And that is where I came in.
In her frustration with the man who was bent on killing his cat, Dr. West asked me if Black and Orange would take the cat to save its life if the man would bring him to her. Of course, I went along with Dr. West’s plan, agreeing to a cat I had not seen and which might have been very ill.
As fate would have it, there were many, many fallacies to the man’s story. First off, the cat was a female named Rhatima. She was very gentle and a bit shy, but loved to be held and purred loudly once she felt secure.
Secondly, there was more to the man’s story than he had previously let on. Rhatima was the little girl in the family’s cat and she stayed in the little girl’s room, who loved her.

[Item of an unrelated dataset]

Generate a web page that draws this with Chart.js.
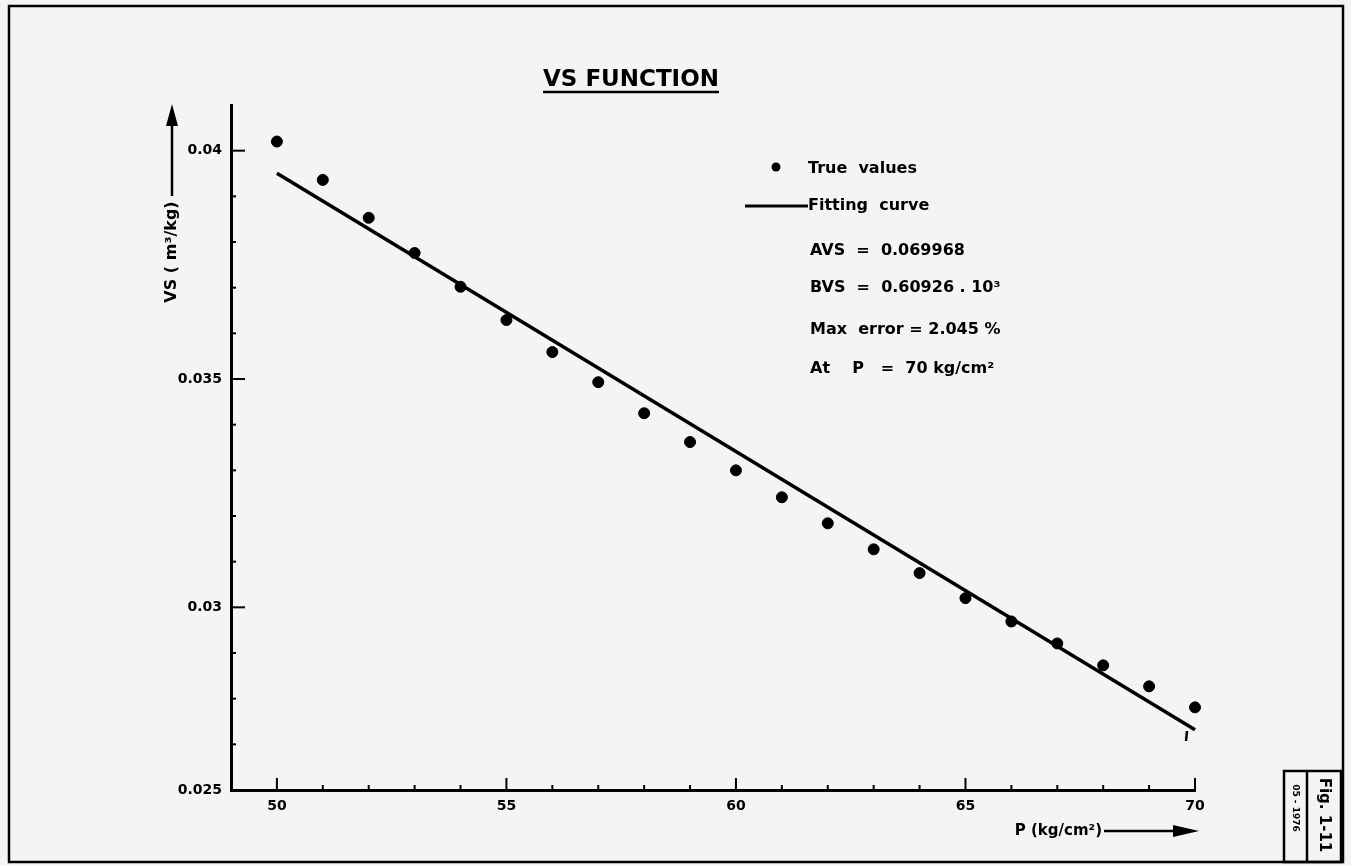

The rest of the family was not very kind to Rhatima and so she hid out with the little girl–in a room with NO LITTER PAN. Because she was afraid to make a run for the litter box in a different part of the house, she peed in the little girl’s room (all of this came out when the little girl and the rest of the family arrived at Noah’s Ark to turn Rhatima in). The adults refused to put a litter pan in a bedroom.
The little girl was heartbroken to give up her cat and Rhatima was also very, very sad.
Besides not being male, Rhatima also did not weigh 25 pounds. While she is not a petite gal, she is by no means as large as some of mine. She only weighs 14 pounds and could use to lose a bit of weight, but is nowhere near 25 pounds!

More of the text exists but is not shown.